Required work: Print exactly the lines from the first one down to the line containing "from matplotlib.transforms import", both ends included, with no pictures and nothing else.

================

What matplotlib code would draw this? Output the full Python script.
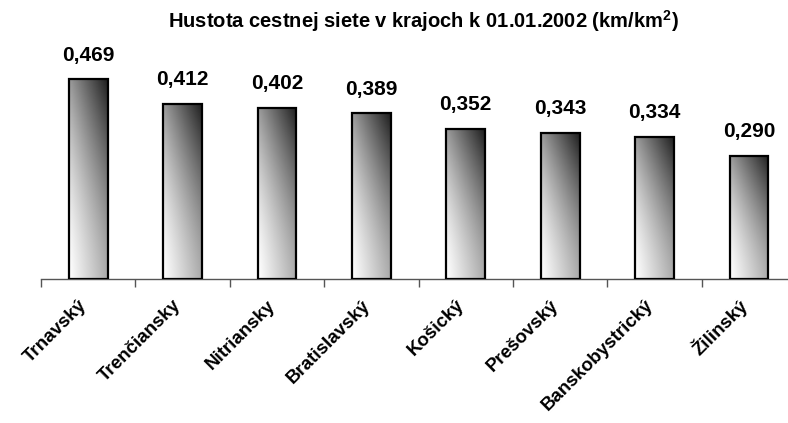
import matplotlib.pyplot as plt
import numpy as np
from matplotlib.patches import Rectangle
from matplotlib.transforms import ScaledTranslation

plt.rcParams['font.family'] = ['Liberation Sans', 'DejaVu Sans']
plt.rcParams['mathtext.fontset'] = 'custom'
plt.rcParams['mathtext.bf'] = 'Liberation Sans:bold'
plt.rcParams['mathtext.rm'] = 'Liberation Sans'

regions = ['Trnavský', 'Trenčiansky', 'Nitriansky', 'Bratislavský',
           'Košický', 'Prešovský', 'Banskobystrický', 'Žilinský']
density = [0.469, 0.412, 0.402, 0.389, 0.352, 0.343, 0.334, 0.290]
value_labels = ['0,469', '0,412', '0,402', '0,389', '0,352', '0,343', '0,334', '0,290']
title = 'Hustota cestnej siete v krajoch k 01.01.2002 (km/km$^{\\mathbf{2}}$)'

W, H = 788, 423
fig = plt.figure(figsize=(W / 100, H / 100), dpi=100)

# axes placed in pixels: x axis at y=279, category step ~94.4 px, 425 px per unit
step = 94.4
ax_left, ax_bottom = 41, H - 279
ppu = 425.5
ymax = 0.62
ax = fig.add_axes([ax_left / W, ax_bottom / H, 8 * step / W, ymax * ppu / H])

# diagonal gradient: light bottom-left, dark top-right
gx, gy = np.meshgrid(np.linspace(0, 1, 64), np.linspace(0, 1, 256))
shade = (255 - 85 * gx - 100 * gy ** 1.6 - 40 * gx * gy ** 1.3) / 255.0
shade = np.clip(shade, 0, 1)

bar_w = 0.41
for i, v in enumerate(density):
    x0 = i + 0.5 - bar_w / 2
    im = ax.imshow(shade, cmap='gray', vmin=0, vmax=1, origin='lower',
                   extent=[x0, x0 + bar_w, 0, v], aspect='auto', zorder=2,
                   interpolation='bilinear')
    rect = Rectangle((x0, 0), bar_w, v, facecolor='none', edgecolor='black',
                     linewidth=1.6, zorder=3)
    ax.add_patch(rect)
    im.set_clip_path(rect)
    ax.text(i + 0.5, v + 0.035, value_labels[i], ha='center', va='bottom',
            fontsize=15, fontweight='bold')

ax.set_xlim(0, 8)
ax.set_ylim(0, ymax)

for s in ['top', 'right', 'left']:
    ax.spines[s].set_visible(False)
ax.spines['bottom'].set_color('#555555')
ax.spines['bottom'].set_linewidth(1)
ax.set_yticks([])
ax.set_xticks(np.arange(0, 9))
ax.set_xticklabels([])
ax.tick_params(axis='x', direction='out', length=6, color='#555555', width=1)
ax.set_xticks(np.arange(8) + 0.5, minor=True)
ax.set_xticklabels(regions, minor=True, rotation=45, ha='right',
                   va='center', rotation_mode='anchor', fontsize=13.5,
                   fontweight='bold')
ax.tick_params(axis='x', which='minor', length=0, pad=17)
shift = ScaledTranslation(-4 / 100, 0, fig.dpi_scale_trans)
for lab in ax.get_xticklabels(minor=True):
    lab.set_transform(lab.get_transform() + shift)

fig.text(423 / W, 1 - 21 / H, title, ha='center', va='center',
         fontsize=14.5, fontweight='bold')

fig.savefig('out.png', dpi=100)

================

Response to this task:
What matplotlib code would draw this? Output the full Python script.
import matplotlib.pyplot as plt
import numpy as np
from matplotlib.patches import Rectangle
from matplotlib.transforms import ScaledTranslation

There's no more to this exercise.